Ideally, decoders would all reject these invalid inputs, so it would be
immediately apparent when encoders get this wrong, but the environment of
existing private keys makes doing so a compatibility risk.

Nonetheless, the attention is much appreciated. Thanks again to Billy for
taking the time to look!

David

[0] https://www.bearssl.org/constanttime.html
[1] https://www.chromium.org/Home/chromium-security/reporting-security-bugs/
[2] https://www.rfc-editor.org/rfc/rfc5915.html#section-3

On Tue, Oct 14, 2025 at 10:26 AM Alex Gaynor <alex.gaynor () gmail com> wrote:

> I missed this talk at the OpenSSL Conference last week. And I don't
> know what _precise_ claims the BoringSSL folks have made.
>
> But it seems to me any claim like "there are no timing side-channels"
> has to have an implicit "relevant to a threat model". It's _surely_
> the case that many functions in any library exhibit timing
> variability, but if this can't be used to leak anything confidential,
> it's not really an attack of note.

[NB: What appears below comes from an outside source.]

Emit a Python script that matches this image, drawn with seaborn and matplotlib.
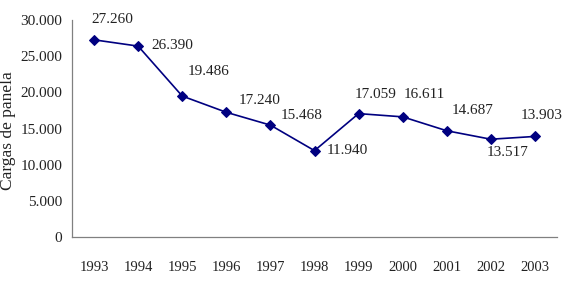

In this case, as I understand it,
> the only thing that's alleged to be leaked is the length of a key,
> which already wasn't confidential.
>
> Alex
>
> On Mon, Oct 13, 2025 at 11:07 PM Peter Gutmann
> <pgut001 () cs auckland ac nz> wrote:
> > Jeffrey Walton <noloader () gmail com> writes:
> >
> > > What does the attacker learn besides the key length?  Isn't that mostly
> > > public information, like the TLS options used during cipher suite
> > > negotiation?
> >
> > It's a proof-of-concept from a very entertaining talk at the OpenSSL
> > conference, "Constant-Time BIGNUM Is Bollocks".  The BoringSSL folks had
> > claimed there were no timing side-channels in their code, this
> demonstrates a
> > timing side-channel.
> >
> > Admittedly not a terribly useful one :-).
> >
> > Peter.
>
>
>
> --
> All that is necessary for evil to succeed is for good people to do nothing.